I can remember like it was yesterday, holding him in the back of the church,
with his head on my shoulder,
glad that he fussed so I could stand back there,
so I could have an excuse to focus just on him,
legitimately,
feeling my place as his mother so keenly,
and enjoying it so completely.

I can remember the rush of feeling in my chest when I kissed his little lips,
like falling in love,
and how he was so utterly and completely mine when he could fit in my arms.

And now I am bawling here all by myself.

But I want to feel it,
I want to think about it,
because this feeling of seeing him bloom,
beginning to let him go,
is just as powerful a joy, although painful,
as when I was his possessor.

Does that make sense?

My heart is just so full I can't stand it.














It was his first dance, Homecoming Dance of his senior year, and it was Middle Child's first dance too, as a freshman, and she fit right in to the house full of senior kids getting ready around her.

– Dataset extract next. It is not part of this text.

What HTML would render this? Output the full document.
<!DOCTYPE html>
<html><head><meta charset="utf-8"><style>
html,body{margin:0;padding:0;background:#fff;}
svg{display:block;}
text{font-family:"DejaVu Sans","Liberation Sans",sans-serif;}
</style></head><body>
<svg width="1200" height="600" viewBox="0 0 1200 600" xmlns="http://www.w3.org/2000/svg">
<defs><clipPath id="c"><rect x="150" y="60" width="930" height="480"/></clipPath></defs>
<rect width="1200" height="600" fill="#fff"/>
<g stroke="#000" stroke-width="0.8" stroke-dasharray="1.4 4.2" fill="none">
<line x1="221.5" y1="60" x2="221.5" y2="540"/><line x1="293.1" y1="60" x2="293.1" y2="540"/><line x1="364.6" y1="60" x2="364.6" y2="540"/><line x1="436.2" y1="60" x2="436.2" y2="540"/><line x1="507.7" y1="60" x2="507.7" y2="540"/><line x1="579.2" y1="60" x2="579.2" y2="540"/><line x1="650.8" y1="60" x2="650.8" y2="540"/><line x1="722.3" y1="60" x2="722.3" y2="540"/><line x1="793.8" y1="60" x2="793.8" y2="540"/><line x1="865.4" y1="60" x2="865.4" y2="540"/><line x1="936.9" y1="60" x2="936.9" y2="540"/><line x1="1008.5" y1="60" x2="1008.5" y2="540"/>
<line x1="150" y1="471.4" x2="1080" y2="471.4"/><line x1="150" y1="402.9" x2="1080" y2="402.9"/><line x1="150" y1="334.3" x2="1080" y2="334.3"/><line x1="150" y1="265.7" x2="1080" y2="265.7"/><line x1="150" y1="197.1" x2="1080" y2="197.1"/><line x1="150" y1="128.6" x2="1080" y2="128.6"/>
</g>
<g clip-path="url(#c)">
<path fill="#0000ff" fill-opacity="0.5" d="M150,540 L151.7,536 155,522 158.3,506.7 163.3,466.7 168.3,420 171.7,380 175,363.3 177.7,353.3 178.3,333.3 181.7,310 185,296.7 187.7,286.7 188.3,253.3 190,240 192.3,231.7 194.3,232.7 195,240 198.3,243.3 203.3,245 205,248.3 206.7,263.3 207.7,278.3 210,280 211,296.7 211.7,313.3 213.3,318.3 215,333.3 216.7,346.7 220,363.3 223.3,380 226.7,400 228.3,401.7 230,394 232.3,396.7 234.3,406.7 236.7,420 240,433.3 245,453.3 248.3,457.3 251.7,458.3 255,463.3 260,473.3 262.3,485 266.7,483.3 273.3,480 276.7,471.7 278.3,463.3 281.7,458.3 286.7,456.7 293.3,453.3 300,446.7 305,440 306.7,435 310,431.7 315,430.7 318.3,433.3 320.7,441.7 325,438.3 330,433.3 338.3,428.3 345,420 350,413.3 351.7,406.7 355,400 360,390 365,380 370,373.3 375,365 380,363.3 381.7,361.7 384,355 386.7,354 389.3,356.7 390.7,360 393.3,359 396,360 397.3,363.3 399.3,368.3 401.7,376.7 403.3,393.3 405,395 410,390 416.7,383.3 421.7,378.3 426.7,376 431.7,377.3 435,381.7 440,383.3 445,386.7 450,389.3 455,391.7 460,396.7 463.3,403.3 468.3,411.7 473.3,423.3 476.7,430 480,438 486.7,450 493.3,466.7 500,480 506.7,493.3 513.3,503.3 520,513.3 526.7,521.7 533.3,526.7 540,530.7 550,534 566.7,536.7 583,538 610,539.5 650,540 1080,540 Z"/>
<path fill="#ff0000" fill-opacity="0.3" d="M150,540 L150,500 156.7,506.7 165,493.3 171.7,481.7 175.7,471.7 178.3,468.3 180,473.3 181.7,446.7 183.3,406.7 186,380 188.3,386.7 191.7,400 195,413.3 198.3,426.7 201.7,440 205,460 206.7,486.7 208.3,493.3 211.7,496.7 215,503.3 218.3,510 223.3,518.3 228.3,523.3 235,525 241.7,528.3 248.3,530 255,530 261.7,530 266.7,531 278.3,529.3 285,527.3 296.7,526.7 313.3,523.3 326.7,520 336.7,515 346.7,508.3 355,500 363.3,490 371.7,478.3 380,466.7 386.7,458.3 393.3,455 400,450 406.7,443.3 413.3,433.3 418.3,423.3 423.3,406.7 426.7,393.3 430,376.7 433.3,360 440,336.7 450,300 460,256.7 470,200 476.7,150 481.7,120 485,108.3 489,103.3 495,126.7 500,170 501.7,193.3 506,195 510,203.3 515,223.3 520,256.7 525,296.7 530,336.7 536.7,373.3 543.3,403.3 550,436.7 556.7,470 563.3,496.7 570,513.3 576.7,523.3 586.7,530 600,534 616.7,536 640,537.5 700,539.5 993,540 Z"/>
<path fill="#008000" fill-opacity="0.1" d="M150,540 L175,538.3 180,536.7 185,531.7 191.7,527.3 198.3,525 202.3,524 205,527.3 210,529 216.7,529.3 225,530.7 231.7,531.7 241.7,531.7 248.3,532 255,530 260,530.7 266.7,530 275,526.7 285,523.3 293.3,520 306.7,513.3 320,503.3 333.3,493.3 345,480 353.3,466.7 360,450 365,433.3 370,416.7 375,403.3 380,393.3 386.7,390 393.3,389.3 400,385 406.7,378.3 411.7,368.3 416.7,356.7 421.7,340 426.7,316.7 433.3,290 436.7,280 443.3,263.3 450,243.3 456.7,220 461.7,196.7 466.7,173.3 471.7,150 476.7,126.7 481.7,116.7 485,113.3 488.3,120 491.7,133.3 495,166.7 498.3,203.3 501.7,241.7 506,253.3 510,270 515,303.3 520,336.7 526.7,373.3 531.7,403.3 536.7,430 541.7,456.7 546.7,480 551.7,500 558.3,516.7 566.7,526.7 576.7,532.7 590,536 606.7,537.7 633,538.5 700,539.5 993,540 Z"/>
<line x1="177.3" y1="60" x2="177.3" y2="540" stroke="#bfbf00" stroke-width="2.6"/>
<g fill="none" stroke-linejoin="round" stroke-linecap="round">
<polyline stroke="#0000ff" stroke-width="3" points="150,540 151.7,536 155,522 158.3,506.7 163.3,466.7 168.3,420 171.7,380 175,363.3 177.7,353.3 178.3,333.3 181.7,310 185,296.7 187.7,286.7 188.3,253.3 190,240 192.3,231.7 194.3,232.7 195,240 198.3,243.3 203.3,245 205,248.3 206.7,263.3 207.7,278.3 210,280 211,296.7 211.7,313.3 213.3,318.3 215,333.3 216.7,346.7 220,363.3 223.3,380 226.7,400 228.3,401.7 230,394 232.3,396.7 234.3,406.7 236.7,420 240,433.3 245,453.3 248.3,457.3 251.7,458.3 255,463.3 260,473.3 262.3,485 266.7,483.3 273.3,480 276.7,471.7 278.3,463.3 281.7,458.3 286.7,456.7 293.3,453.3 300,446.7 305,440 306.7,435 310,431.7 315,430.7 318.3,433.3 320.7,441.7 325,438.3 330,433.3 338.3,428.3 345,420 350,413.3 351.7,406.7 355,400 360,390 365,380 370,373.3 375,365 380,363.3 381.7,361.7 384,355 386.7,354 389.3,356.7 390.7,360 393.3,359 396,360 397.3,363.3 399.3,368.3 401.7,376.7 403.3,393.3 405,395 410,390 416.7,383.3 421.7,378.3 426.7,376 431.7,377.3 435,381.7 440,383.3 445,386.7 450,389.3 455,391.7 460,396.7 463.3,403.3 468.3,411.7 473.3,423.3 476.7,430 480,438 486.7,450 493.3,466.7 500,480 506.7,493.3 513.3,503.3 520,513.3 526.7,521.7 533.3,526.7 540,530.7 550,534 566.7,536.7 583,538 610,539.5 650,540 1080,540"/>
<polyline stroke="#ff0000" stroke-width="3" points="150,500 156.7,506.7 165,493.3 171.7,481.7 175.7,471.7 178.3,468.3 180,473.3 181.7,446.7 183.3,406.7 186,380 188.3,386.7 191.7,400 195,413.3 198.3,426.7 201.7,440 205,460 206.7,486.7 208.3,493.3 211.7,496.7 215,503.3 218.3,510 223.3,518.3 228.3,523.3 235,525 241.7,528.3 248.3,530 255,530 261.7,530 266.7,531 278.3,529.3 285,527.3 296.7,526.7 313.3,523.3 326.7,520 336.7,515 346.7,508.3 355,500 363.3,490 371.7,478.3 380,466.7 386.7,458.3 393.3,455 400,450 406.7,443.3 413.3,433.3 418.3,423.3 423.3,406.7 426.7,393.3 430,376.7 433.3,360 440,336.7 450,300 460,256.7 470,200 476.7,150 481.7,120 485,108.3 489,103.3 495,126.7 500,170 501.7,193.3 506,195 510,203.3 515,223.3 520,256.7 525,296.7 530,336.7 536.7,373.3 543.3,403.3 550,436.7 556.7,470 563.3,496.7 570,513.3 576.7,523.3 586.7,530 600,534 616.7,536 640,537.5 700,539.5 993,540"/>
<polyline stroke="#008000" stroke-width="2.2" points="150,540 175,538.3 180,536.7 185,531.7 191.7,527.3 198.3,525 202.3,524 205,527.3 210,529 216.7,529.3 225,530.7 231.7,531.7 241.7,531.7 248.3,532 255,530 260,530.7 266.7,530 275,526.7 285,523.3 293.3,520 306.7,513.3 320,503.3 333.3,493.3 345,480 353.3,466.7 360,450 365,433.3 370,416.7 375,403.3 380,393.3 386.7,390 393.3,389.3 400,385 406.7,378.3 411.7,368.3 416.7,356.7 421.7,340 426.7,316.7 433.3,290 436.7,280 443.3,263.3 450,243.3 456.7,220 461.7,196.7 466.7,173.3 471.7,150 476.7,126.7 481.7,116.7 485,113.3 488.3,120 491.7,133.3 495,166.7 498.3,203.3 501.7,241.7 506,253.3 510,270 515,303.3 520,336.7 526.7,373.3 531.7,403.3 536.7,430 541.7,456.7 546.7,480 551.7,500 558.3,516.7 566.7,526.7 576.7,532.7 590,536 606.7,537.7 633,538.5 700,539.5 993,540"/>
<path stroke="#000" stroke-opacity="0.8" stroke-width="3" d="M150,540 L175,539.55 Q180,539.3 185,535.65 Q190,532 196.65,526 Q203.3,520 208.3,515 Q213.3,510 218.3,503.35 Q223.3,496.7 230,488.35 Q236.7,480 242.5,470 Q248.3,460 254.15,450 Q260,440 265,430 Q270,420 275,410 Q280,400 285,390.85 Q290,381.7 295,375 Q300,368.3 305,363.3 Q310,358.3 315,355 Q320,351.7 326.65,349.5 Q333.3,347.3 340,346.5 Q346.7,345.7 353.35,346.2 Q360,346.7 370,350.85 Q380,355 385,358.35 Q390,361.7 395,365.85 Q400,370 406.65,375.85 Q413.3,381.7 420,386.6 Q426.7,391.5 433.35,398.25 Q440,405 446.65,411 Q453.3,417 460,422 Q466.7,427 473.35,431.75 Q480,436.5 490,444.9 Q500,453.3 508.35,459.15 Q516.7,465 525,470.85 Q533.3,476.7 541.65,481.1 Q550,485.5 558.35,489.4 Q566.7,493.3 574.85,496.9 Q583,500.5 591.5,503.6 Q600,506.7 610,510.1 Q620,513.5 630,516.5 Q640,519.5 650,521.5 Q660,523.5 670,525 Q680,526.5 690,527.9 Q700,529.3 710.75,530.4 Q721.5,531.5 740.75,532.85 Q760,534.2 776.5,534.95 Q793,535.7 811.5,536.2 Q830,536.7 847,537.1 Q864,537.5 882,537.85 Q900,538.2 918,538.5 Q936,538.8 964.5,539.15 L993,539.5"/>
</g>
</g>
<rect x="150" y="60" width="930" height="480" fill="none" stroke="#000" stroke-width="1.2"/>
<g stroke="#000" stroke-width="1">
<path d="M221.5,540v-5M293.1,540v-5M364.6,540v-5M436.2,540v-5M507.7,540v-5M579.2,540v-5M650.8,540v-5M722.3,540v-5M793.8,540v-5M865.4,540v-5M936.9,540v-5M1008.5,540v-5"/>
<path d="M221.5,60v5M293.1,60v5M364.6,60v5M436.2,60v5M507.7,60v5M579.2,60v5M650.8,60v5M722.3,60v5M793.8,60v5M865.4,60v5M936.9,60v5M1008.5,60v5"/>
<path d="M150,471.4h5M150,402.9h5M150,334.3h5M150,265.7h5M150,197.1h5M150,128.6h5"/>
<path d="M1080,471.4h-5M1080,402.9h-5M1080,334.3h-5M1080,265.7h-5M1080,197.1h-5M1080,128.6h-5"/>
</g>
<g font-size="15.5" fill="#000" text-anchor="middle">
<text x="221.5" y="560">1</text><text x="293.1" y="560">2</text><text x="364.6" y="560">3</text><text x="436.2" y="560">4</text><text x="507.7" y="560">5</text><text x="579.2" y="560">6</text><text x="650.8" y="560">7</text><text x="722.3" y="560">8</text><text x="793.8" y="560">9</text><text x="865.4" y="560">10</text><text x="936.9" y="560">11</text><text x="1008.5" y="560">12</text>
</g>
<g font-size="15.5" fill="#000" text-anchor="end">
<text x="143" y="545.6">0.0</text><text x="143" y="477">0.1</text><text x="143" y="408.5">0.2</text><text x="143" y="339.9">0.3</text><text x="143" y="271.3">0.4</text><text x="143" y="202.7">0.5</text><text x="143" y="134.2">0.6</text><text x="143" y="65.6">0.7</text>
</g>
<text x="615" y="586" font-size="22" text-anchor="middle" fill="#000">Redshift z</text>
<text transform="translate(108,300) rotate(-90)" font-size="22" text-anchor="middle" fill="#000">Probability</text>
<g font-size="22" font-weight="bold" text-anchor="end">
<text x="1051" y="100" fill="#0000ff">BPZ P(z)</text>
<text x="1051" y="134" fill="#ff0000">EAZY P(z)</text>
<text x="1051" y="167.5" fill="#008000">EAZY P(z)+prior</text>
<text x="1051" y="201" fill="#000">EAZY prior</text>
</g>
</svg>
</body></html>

So many endings and beginnings.

*

4 comments:

Brian Miller said...

smiles. proud mom....nice looking son...the letting go...dont even want to think about yet...

Joann said...

This is the third time now for me to read this. And yes, I cried a third time. I can so relate to your words, "painful joy."

Loving you.

Heidi Lee said...

Gulp.
Lump in throat.

It all happened too fast.

I remember coming to visit you in Florida, and you handing him immediately to me the minute I stepped off the plane.

Such the proud mommy, beaming, practically throwing him into my arms like you were saying, "Here he is, he is perfect and wonderful and YOU get to hold him all the way to the car!" And I was so excited to do so. He was this teddy bear of a little baby that would make my heart melt when he would smile with those big, beautiful cheeks and no teeth.

I wish I could go back.

Lisa Y. said...

You did it! Heather, you raised up that bundle of snuggles into a young man. As a proud mother of a soon to be man, I feel ya, babe, I feel ya!!